**Problem to solve**
Skip all pictures. Write out the data below from its first line through the line that contains "var aeStep = 10;".

**Data section**
· · · · ·

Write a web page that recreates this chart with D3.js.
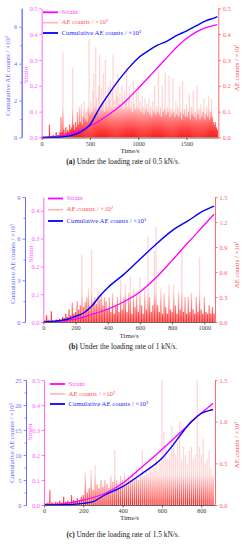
<!DOCTYPE html>
<html lang="en">
<head>
<meta charset="UTF-8">
<title>AE counts under loading</title>
<script src="https://d3js.org/d3.v7.min.js"></script>
<style>
  body { margin: 0; background: #fff; }
  text { font-family: "Liberation Serif", "DejaVu Serif", serif; }
</style>
</head>
<body>
<svg width="246" height="550"></svg>
<script>
// AE counts are read every 10 s
var aeStep = 10;

// (a) 0.5 kN/s
var aeA = [
  0,0,0,0,0,0,0,0,0.05,0,
  0,0,0.01,0,0,0.02,0,0.01,0,0.02,
  0.08,0.02,0.33,0.03,0.01,0.04,0.02,0.03,0.02,0.05,
  0.03,0.04,0.27,0.05,0.03,0.06,0.04,0.1,0.05,0.12,
  0.06,0.13,0.05,0.08,0.14,0.07,0.1,0.06,0.12,0.38,
  0.09,0.14,0.1,0.18,0.25,0.12,0.35,0.15,0.1,0.2,
  0.32,0.12,0.19,0.14,0.25,0.1,0.3,0.16,0.12,0.2,
  0.15,0.22,0.12,0.18,0.32,0.14,0.12,0.2,0.16,0.25,
  0.13,0.17,0.12,0.2,0.15,0.11,0.18,0.14,0.27,0.12,
  0.15,0.2,0.12,0.14,0.1,0.22,0.13,0.11,0.18,0.12,
  0.2,0.11,0.14,0.1,0.16,0.12,0.09,0.15,0.11,0.13,
  0.1,0.15,0.09,0.12,0.08,0.14,0.1,0.2,0.09,0.12,
  0.1,0.26,0.09,0.12,0.08,0.2,0.1,0.11,0.25,0.09,
  0.12,0.1,0.24,0.08,0.11,0.09,0.23,0.1,0.08,0.14,
  0.09,0.12,0.08,0.2,0.1,0.07,0.22,0.09,0.11,0.08,
  0.13,0.08,0.1,0.17,0.07,0.12,0.09,0.18,0.08,0.1,
  0.07,0.2,0.09,0.11,0.07,0.13,0.08,0.1,0.15,0.07,
  0.09,0.12,0.08,0.16,0.07,0.1,0.15,0.08,0.06,0.05,
  0.06,0.04,0.03
];
var timeA   = [0,100,200,300,400,500,600,700,800,900,1000,1100,1200,1300,1400,1500,1600,1700,1800,1820];
var strainA = [0,0.002,0.007,0.015,0.027,0.045,0.065,0.09,0.118,0.152,0.19,0.23,0.27,0.31,0.35,0.383,0.408,0.425,0.435,0.437];
var cumA    = [0,0.01,0.03,0.1,0.29,0.69,1.6,2.39,3.12,3.76,4.31,4.68,5.0,5.22,5.53,5.77,6.05,6.32,6.5,6.55];

// (b) 1 kN/s
var aeB = [
  0,0.02,0.08,0.03,0.02,0.13,0.02,0.01,0.03,0.02,
  0.04,0.03,0.06,0.05,0.1,0.06,0.15,0.08,0.23,0.1,
  0.12,0.25,0.15,0.2,0.81,0.18,0.24,0.3,0.4,0.2,
  0.87,0.25,0.3,0.22,0.38,0.28,0.35,0.2,0.3,0.25,
  0.15,0.3,0.12,0.35,0.1,0.2,0.3,0.12,0.51,0.15,
  0.3,0.45,0.12,0.35,0.55,0.1,0.4,0.18,0.35,0.12,
  0.53,0.2,0.1,0.4,0.15,1.03,0.3,0.12,0.2,0.85,
  1.14,0.2,0.12,0.4,0.1,0.35,0.18,0.1,0.45,0.15,
  0.12,0.45,0.2,0.1,0.35,0.15,0.87,0.12,0.3,0.1,
  0.3,0.12,0.35,0.15,0.1,0.3,0.12,0.78,0.15,0.1,
  0.3,0.12,0.1,0.2,0.1,0.18,0.1
];
var timeB   = [0,100,150,200,250,300,350,400,500,600,700,800,900,1000,1060];
var strainB = [0,0.003,0.006,0.011,0.018,0.027,0.036,0.046,0.073,0.108,0.16,0.222,0.287,0.35,0.388];
var cumB    = [0,0.1,0.2,0.41,0.65,1.13,1.86,2.47,3.43,4.52,5.6,6.58,7.3,8.03,8.35];

// (c) 1.5 kN/s
var aeC = [
  0,0.02,0.03,0.18,0.03,0.02,0.04,0.03,0.05,0.03,
  0.1,0.04,0.05,0.03,0.12,0.06,0.05,0.08,0.06,0.1,
  0.12,0.4,0.15,0.2,0.42,0.18,0.48,0.25,0.2,0.3,
  0.22,0.3,0.25,0.2,0.35,0.28,0.66,0.3,0.25,0.35,
  0.3,0.38,0.28,0.35,0.3,0.4,0.33,0.45,0.3,0.38,
  0.66,0.35,0.42,0.38,0.5,0.4,0.45,0.6,0.4,0.5,
  1.5,0.88,0.7,0.55,0.6,0.95,0.8,0.6,0.75,1.0,
  0.55,0.7,0.6,0.5,0.65,0.7,0.55,0.6,1.5,0.7,
  0.6,0.8,0.5,0.55,0.65,0.45,0.35
];
var timeC   = [0,100,150,200,250,300,400,500,600,650,700,750,800,850,860];
var strainC = [0,0.005,0.011,0.02,0.03,0.043,0.087,0.153,0.222,0.258,0.295,0.332,0.368,0.4,0.407];
var cumC    = [0,0.05,0.12,0.33,0.67,1.8,3.67,6.33,9.33,11.67,14.3,16.7,18.3,19.0,19.1];

var legendNames = ["Strain", "AE counts / \u00d710\u00b2", "Cumulative AE counts / \u00d710\u00b3"];

var blueAx = "#6a6aff", pinkAx = "#ff55ff", redAx = "#ff5a5a";

var svg = d3.select('svg');
var defs = svg.append('defs');

function styleAxis(sel, col, fs) {
  sel.selectAll('path').attr('stroke', col).attr('stroke-width', 0.9);
  sel.selectAll('line').attr('stroke', col).attr('stroke-width', 0.8);
  sel.selectAll('text').attr('fill', col).attr('font-size', fs)
    .style('font-family', '"Liberation Serif", serif');
}

function drawPanel(p) {
  var x  = d3.scaleLinear().domain([0, p.tMax]).range([p.left, p.right]);
  var yS = d3.scaleLinear().domain([0, p.sMax]).range([p.bottom, p.top]);
  var yC = d3.scaleLinear().domain([0, p.cMax]).range([p.bottom, p.top]);
  var yA = d3.scaleLinear().domain([0, p.aMax]).range([p.bottom, p.top]);
  var g = svg.append('g');

  // fading red for the AE spikes
  var grad = defs.append('linearGradient').attr('id', 'fade' + p.id)
    .attr('gradientUnits', 'userSpaceOnUse')
    .attr('x1', 0).attr('x2', 0).attr('y1', p.bottom).attr('y2', p.bottom - 30);
  grad.append('stop').attr('offset', 0).attr('stop-color', '#ff0000').attr('stop-opacity', 0.85);
  grad.append('stop').attr('offset', 1).attr('stop-color', '#ff0000').attr('stop-opacity', 0.16);

  defs.append('clipPath').attr('id', 'clip' + p.id).append('rect')
    .attr('x', p.left).attr('y', p.top).attr('width', p.right - p.left).attr('height', p.bottom - p.top);

  g.append('g').attr('clip-path', 'url(#clip' + p.id + ')')
    .selectAll('line').data(p.ae).join('line')
    .attr('x1', function (d, i) { return x(i * aeStep); })
    .attr('x2', function (d, i) { return x(i * aeStep); })
    .attr('y1', yA(0))
    .attr('y2', function (d) { return yA(d); })
    .attr('stroke', 'url(#fade' + p.id + ')')
    .attr('stroke-width', 1.3);

  var strainLine = d3.line().curve(d3.curveMonotoneX)
    .x(function (d) { return x(d[0]); }).y(function (d) { return yS(d[1]); });
  var cumLine = d3.line().curve(d3.curveMonotoneX)
    .x(function (d) { return x(d[0]); }).y(function (d) { return yC(d[1]); });

  g.append('path').datum(d3.zip(p.time, p.strain)).attr('d', strainLine)
    .attr('fill', 'none').attr('stroke', '#ff00ff').attr('stroke-width', 1.3);
  g.append('path').datum(d3.zip(p.time, p.cum)).attr('d', cumLine)
    .attr('fill', 'none').attr('stroke', '#0000ff').attr('stroke-width', 1.4);

  // axes
  var fs = 6.3;
  var xa = g.append('g').attr('transform', 'translate(0,' + p.bottom + ')')
    .call(d3.axisBottom(x).tickValues(p.xTicks).tickSize(2.5).tickSizeOuter(0).tickPadding(1.5).tickFormat(d3.format('d')));
  styleAxis(xa, '#444', fs);
  xa.selectAll('path').attr('stroke', '#555');

  var ca = g.append('g').attr('transform', 'translate(' + p.blueX + ',0)')
    .call(d3.axisLeft(yC).tickValues(p.cTicks).tickSize(2.5).tickSizeOuter(0).tickPadding(2).tickFormat(d3.format('d')));
  styleAxis(ca, blueAx, fs);
  var cm = g.append('g').attr('transform', 'translate(' + p.blueX + ',0)')
    .call(d3.axisLeft(yC).tickValues(p.cMinor).tickSize(1.5).tickSizeOuter(0).tickFormat(''));
  styleAxis(cm, blueAx, fs);

  var sa = g.append('g').attr('transform', 'translate(' + p.left + ',0)')
    .call(d3.axisLeft(yS).tickValues(p.sTicks).tickSize(2.5).tickSizeOuter(0).tickPadding(1.5).tickFormat(d3.format('.1f')));
  styleAxis(sa, pinkAx, fs);

  var aa = g.append('g').attr('transform', 'translate(' + p.right + ',0)')
    .call(d3.axisRight(yA).tickValues(p.aTicks).tickSize(2.5).tickSizeOuter(0).tickPadding(2).tickFormat(d3.format('.1f')));
  styleAxis(aa, redAx, fs);

  // axis titles
  function vTitle(tx, ty, txt, col) {
    g.append('text').attr('transform', 'translate(' + tx + ',' + ty + ') rotate(-90)')
      .attr('text-anchor', 'middle').attr('dominant-baseline', 'middle')
      .attr('font-size', 6.8).attr('fill', col).text(txt);
  }
  vTitle(p.blueTitle[0], p.blueTitle[1], legendNames[2], blueAx);
  vTitle(p.strainTitle[0], p.strainTitle[1], 'Strain', pinkAx);
  vTitle(237, p.redTitleY, legendNames[1], redAx);

  g.append('text').attr('x', (p.left + p.right) / 2).attr('y', p.timeY)
    .attr('text-anchor', 'middle').attr('font-size', 7).attr('fill', '#333').text('Time/s');

  // legend
  var lcol = ['#ff00ff', '#ffb4b4', '#0000ff'];
  var lw = [1.8, 1.6, 1.8];
  legendNames.forEach(function (name, i) {
    var ly = p.legendY[i];
    g.append('line').attr('x1', p.legendX).attr('x2', p.legendX + 15)
      .attr('y1', ly).attr('y2', ly).attr('stroke', lcol[i]).attr('stroke-width', lw[i]);
    g.append('text').attr('x', p.legendX + 18.5).attr('y', ly).attr('dominant-baseline', 'middle')
      .attr('font-size', 6.8).attr('fill', i === 2 ? '#2a2aff' : (i === 0 ? '#ff44ff' : '#ff5555')).text(name);
  });

  // caption
  var cap = svg.append('text').attr('x', 123).attr('y', p.captionY)
    .attr('text-anchor', 'middle').attr('font-size', 7.4).attr('fill', '#222');
  cap.append('tspan').attr('font-weight', 'bold').text(p.capTag);
  cap.append('tspan').text(' Under the loading rate of ' + p.rate + ' kN/s.');
}

drawPanel({
  id: 'a', ae: aeA, time: timeA, strain: strainA, cum: cumA,
  tMax: 1830, sMax: 0.5, cMax: 7, aMax: 0.5,
  left: 41.7, right: 218.3, top: 8.3, bottom: 137.5, blueX: 21.7,
  xTicks: [0, 500, 1000, 1500], cTicks: [0, 2, 4, 6], cMinor: [1, 3, 5],
  sTicks: [0, 0.1, 0.2, 0.3, 0.4, 0.5], aTicks: [0, 0.1, 0.2, 0.3, 0.4, 0.5],
  blueTitle: [8, 76], strainTitle: [26, 75], redTitleY: 68,
  timeY: 153, legendX: 43, legendY: [12.3, 22.7, 33],
  captionY: 164, capTag: '(a)', rate: '0.5'
});

drawPanel({
  id: 'b', ae: aeB, time: timeB, strain: strainB, cum: cumB,
  tMax: 1066, sMax: 0.45, cMax: 9, aMax: 1.5,
  left: 43.3, right: 215, top: 197, bottom: 322, blueX: 25,
  xTicks: [0, 200, 400, 600, 800, 1000], cTicks: [0, 3, 6, 9], cMinor: [1.5, 4.5, 7.5],
  sTicks: [0, 0.1, 0.2, 0.3, 0.4], aTicks: [0, 0.3, 0.6, 0.9, 1.2, 1.5],
  blueTitle: [13, 264], strainTitle: [31.5, 254], redTitleY: 265,
  timeY: 338, legendX: 48, legendY: [198.5, 209.7, 221],
  captionY: 349, capTag: '(b)', rate: '1'
});

drawPanel({
  id: 'c', ae: aeC, time: timeC, strain: strainC, cum: cumC,
  tMax: 870, sMax: 0.5, cMax: 25, aMax: 1.5,
  left: 44, right: 215, top: 380, bottom: 505, blueX: 26,
  xTicks: [0, 200, 400, 600, 800], cTicks: [0, 5, 10, 15, 20, 25], cMinor: [2.5, 7.5, 12.5, 17.5, 22.5],
  sTicks: [0, 0.1, 0.2, 0.3, 0.4, 0.5], aTicks: [0, 0.5, 1.0, 1.5],
  blueTitle: [12, 443], strainTitle: [30, 432], redTitleY: 445,
  timeY: 520, legendX: 50, legendY: [384, 394, 404],
  captionY: 537, capTag: '(c)', rate: '1.5'
});
</script>
</body>
</html>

· · · · ·

**Exercise answer**
Write a web page that recreates this chart with D3.js.
<!DOCTYPE html>
<html lang="en">
<head>
<meta charset="UTF-8">
<title>AE counts under loading</title>
<script src="https://d3js.org/d3.v7.min.js"></script>
<style>
  body { margin: 0; background: #fff; }
  text { font-family: "Liberation Serif", "DejaVu Serif", serif; }
</style>
</head>
<body>
<svg width="246" height="550"></svg>
<script>
// AE counts are read every 10 s
var aeStep = 10;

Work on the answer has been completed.